Omit every image, and transcribe the remaining entries exactly as given.

**DATA FOR THIS TASK:**
%%

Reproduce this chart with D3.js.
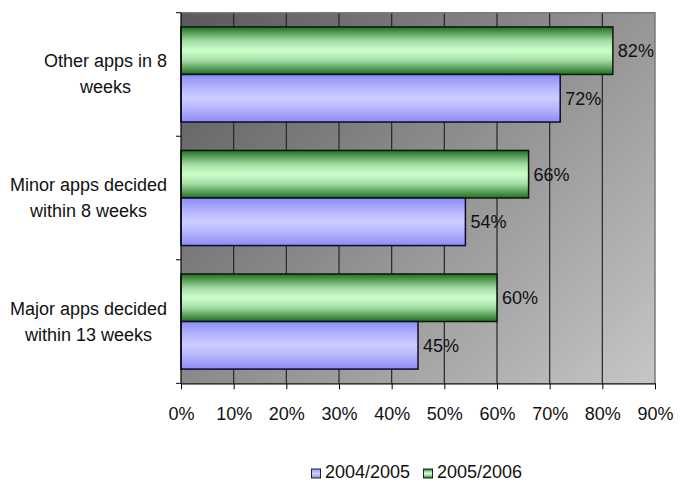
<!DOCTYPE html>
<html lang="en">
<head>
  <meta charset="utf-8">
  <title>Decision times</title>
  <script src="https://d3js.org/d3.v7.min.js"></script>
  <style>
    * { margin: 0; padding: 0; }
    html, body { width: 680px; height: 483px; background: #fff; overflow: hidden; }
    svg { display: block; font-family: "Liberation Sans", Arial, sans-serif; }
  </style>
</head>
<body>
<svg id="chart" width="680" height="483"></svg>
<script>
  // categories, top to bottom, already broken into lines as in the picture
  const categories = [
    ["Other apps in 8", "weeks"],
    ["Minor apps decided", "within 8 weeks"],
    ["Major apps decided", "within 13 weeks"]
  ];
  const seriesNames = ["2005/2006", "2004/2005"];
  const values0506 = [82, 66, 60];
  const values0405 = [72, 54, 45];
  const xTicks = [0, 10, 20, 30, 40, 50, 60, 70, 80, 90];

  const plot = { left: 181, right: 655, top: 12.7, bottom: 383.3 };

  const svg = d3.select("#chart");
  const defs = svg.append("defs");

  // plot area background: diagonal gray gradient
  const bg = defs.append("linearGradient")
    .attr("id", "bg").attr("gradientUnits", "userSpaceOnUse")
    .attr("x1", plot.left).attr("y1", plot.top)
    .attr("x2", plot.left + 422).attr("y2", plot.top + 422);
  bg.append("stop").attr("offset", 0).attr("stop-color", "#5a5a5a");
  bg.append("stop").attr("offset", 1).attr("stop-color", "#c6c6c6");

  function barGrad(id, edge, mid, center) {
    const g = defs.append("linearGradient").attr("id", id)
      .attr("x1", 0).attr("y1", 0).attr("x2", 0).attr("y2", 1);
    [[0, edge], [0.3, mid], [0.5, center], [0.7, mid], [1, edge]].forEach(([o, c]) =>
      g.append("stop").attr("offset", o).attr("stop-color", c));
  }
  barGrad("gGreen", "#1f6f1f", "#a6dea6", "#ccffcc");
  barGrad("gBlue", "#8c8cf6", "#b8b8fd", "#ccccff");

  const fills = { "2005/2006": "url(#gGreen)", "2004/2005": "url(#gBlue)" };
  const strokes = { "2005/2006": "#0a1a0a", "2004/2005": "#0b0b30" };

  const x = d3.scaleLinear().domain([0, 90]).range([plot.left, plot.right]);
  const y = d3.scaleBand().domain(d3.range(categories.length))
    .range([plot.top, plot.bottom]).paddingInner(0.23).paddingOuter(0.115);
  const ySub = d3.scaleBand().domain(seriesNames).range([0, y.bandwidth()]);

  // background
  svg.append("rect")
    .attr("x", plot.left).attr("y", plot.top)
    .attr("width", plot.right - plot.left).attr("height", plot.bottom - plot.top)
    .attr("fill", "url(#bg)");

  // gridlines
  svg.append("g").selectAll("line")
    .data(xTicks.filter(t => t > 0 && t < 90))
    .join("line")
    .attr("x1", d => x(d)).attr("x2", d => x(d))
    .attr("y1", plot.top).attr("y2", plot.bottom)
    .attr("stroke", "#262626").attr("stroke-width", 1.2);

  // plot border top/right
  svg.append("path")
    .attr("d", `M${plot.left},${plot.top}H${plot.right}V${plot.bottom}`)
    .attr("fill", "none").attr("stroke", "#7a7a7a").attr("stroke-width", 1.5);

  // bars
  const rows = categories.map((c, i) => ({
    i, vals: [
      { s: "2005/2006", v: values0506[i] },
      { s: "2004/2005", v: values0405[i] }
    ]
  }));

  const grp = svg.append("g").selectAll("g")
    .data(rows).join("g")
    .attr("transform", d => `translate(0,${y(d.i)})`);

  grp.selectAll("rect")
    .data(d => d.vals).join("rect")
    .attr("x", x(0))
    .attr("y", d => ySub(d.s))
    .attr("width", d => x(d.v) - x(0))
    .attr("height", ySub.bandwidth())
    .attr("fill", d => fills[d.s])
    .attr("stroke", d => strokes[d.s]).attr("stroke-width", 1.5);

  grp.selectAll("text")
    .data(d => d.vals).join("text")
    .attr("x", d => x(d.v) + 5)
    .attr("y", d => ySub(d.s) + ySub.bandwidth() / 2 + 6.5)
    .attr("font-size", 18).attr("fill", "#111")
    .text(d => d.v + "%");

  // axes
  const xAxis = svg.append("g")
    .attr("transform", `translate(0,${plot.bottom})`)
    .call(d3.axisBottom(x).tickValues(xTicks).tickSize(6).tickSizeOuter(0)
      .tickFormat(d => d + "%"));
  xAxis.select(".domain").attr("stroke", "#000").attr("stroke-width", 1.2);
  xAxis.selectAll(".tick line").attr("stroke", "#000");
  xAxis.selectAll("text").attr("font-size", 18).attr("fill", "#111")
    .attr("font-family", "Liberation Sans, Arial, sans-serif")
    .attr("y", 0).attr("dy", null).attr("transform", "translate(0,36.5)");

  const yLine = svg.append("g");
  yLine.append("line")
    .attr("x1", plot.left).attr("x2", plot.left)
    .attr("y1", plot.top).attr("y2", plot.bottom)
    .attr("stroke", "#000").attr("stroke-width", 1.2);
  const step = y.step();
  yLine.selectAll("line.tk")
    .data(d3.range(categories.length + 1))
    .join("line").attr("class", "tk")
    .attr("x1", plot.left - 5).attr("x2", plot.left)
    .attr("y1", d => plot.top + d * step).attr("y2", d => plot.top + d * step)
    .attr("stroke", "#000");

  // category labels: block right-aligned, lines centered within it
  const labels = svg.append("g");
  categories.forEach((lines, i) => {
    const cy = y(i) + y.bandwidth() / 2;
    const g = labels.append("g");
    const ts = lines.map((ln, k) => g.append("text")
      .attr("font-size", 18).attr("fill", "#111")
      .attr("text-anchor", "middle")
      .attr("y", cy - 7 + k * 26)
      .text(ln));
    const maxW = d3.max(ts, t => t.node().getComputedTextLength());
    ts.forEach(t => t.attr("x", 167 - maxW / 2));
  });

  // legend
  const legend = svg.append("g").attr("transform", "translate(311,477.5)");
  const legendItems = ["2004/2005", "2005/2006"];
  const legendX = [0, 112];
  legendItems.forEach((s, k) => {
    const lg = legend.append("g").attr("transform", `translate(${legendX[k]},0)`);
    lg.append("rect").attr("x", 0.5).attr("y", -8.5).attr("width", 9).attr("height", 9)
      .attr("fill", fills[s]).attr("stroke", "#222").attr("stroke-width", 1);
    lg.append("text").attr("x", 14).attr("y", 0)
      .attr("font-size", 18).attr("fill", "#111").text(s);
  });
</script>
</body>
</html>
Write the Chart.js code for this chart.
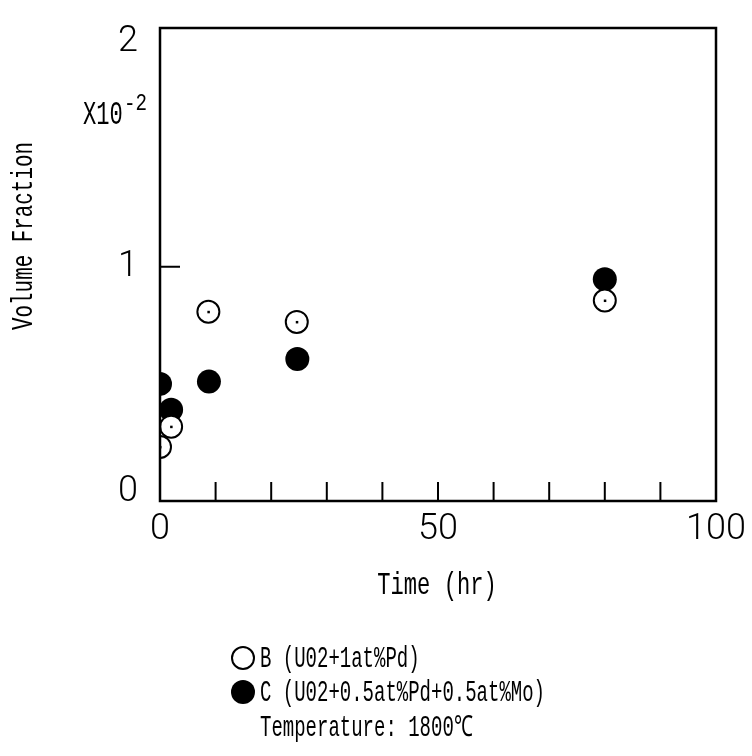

%%

**TASK RESULT:**
Reproduce this chart with D3.js.
<!DOCTYPE html>
<html lang="en">
<head>
  <meta charset="utf-8">
  <title>Decision times</title>
  <script src="https://d3js.org/d3.v7.min.js"></script>
  <style>
    * { margin: 0; padding: 0; }
    html, body { width: 680px; height: 483px; background: #fff; overflow: hidden; }
    svg { display: block; font-family: "Liberation Sans", Arial, sans-serif; }
  </style>
</head>
<body>
<svg id="chart" width="680" height="483"></svg>
<script>
  // categories, top to bottom, already broken into lines as in the picture
  const categories = [
    ["Other apps in 8", "weeks"],
    ["Minor apps decided", "within 8 weeks"],
    ["Major apps decided", "within 13 weeks"]
  ];
  const seriesNames = ["2005/2006", "2004/2005"];
  const values0506 = [82, 66, 60];
  const values0405 = [72, 54, 45];
  const xTicks = [0, 10, 20, 30, 40, 50, 60, 70, 80, 90];

  const plot = { left: 181, right: 655, top: 12.7, bottom: 383.3 };

  const svg = d3.select("#chart");
  const defs = svg.append("defs");

  // plot area background: diagonal gray gradient
  const bg = defs.append("linearGradient")
    .attr("id", "bg").attr("gradientUnits", "userSpaceOnUse")
    .attr("x1", plot.left).attr("y1", plot.top)
    .attr("x2", plot.left + 422).attr("y2", plot.top + 422);
  bg.append("stop").attr("offset", 0).attr("stop-color", "#5a5a5a");
  bg.append("stop").attr("offset", 1).attr("stop-color", "#c6c6c6");

  function barGrad(id, edge, mid, center) {
    const g = defs.append("linearGradient").attr("id", id)
      .attr("x1", 0).attr("y1", 0).attr("x2", 0).attr("y2", 1);
    [[0, edge], [0.3, mid], [0.5, center], [0.7, mid], [1, edge]].forEach(([o, c]) =>
      g.append("stop").attr("offset", o).attr("stop-color", c));
  }
  barGrad("gGreen", "#1f6f1f", "#a6dea6", "#ccffcc");
  barGrad("gBlue", "#8c8cf6", "#b8b8fd", "#ccccff");

  const fills = { "2005/2006": "url(#gGreen)", "2004/2005": "url(#gBlue)" };
  const strokes = { "2005/2006": "#0a1a0a", "2004/2005": "#0b0b30" };

  const x = d3.scaleLinear().domain([0, 90]).range([plot.left, plot.right]);
  const y = d3.scaleBand().domain(d3.range(categories.length))
    .range([plot.top, plot.bottom]).paddingInner(0.23).paddingOuter(0.115);
  const ySub = d3.scaleBand().domain(seriesNames).range([0, y.bandwidth()]);

  // background
  svg.append("rect")
    .attr("x", plot.left).attr("y", plot.top)
    .attr("width", plot.right - plot.left).attr("height", plot.bottom - plot.top)
    .attr("fill", "url(#bg)");

  // gridlines
  svg.append("g").selectAll("line")
    .data(xTicks.filter(t => t > 0 && t < 90))
    .join("line")
    .attr("x1", d => x(d)).attr("x2", d => x(d))
    .attr("y1", plot.top).attr("y2", plot.bottom)
    .attr("stroke", "#262626").attr("stroke-width", 1.2);

  // plot border top/right
  svg.append("path")
    .attr("d", `M${plot.left},${plot.top}H${plot.right}V${plot.bottom}`)
    .attr("fill", "none").attr("stroke", "#7a7a7a").attr("stroke-width", 1.5);

  // bars
  const rows = categories.map((c, i) => ({
    i, vals: [
      { s: "2005/2006", v: values0506[i] },
      { s: "2004/2005", v: values0405[i] }
    ]
  }));

  const grp = svg.append("g").selectAll("g")
    .data(rows).join("g")
    .attr("transform", d => `translate(0,${y(d.i)})`);

  grp.selectAll("rect")
    .data(d => d.vals).join("rect")
    .attr("x", x(0))
    .attr("y", d => ySub(d.s))
    .attr("width", d => x(d.v) - x(0))
    .attr("height", ySub.bandwidth())
    .attr("fill", d => fills[d.s])
    .attr("stroke", d => strokes[d.s]).attr("stroke-width", 1.5);

  grp.selectAll("text")
    .data(d => d.vals).join("text")
    .attr("x", d => x(d.v) + 5)
    .attr("y", d => ySub(d.s) + ySub.bandwidth() / 2 + 6.5)
    .attr("font-size", 18).attr("fill", "#111")
    .text(d => d.v + "%");

  // axes
  const xAxis = svg.append("g")
    .attr("transform", `translate(0,${plot.bottom})`)
    .call(d3.axisBottom(x).tickValues(xTicks).tickSize(6).tickSizeOuter(0)
      .tickFormat(d => d + "%"));
  xAxis.select(".domain").attr("stroke", "#000").attr("stroke-width", 1.2);
  xAxis.selectAll(".tick line").attr("stroke", "#000");
  xAxis.selectAll("text").attr("font-size", 18).attr("fill", "#111")
    .attr("font-family", "Liberation Sans, Arial, sans-serif")
    .attr("y", 0).attr("dy", null).attr("transform", "translate(0,36.5)");

  const yLine = svg.append("g");
  yLine.append("line")
    .attr("x1", plot.left).attr("x2", plot.left)
    .attr("y1", plot.top).attr("y2", plot.bottom)
    .attr("stroke", "#000").attr("stroke-width", 1.2);
  const step = y.step();
  yLine.selectAll("line.tk")
    .data(d3.range(categories.length + 1))
    .join("line").attr("class", "tk")
    .attr("x1", plot.left - 5).attr("x2", plot.left)
    .attr("y1", d => plot.top + d * step).attr("y2", d => plot.top + d * step)
    .attr("stroke", "#000");

  // category labels: block right-aligned, lines centered within it
  const labels = svg.append("g");
  categories.forEach((lines, i) => {
    const cy = y(i) + y.bandwidth() / 2;
    const g = labels.append("g");
    const ts = lines.map((ln, k) => g.append("text")
      .attr("font-size", 18).attr("fill", "#111")
      .attr("text-anchor", "middle")
      .attr("y", cy - 7 + k * 26)
      .text(ln));
    const maxW = d3.max(ts, t => t.node().getComputedTextLength());
    ts.forEach(t => t.attr("x", 167 - maxW / 2));
  });

  // legend
  const legend = svg.append("g").attr("transform", "translate(311,477.5)");
  const legendItems = ["2004/2005", "2005/2006"];
  const legendX = [0, 112];
  legendItems.forEach((s, k) => {
    const lg = legend.append("g").attr("transform", `translate(${legendX[k]},0)`);
    lg.append("rect").attr("x", 0.5).attr("y", -8.5).attr("width", 9).attr("height", 9)
      .attr("fill", fills[s]).attr("stroke", "#222").attr("stroke-width", 1);
    lg.append("text").attr("x", 14).attr("y", 0)
      .attr("font-size", 18).attr("fill", "#111").text(s);
  });
</script>
</body>
</html>
Write the Chart.js code for this chart.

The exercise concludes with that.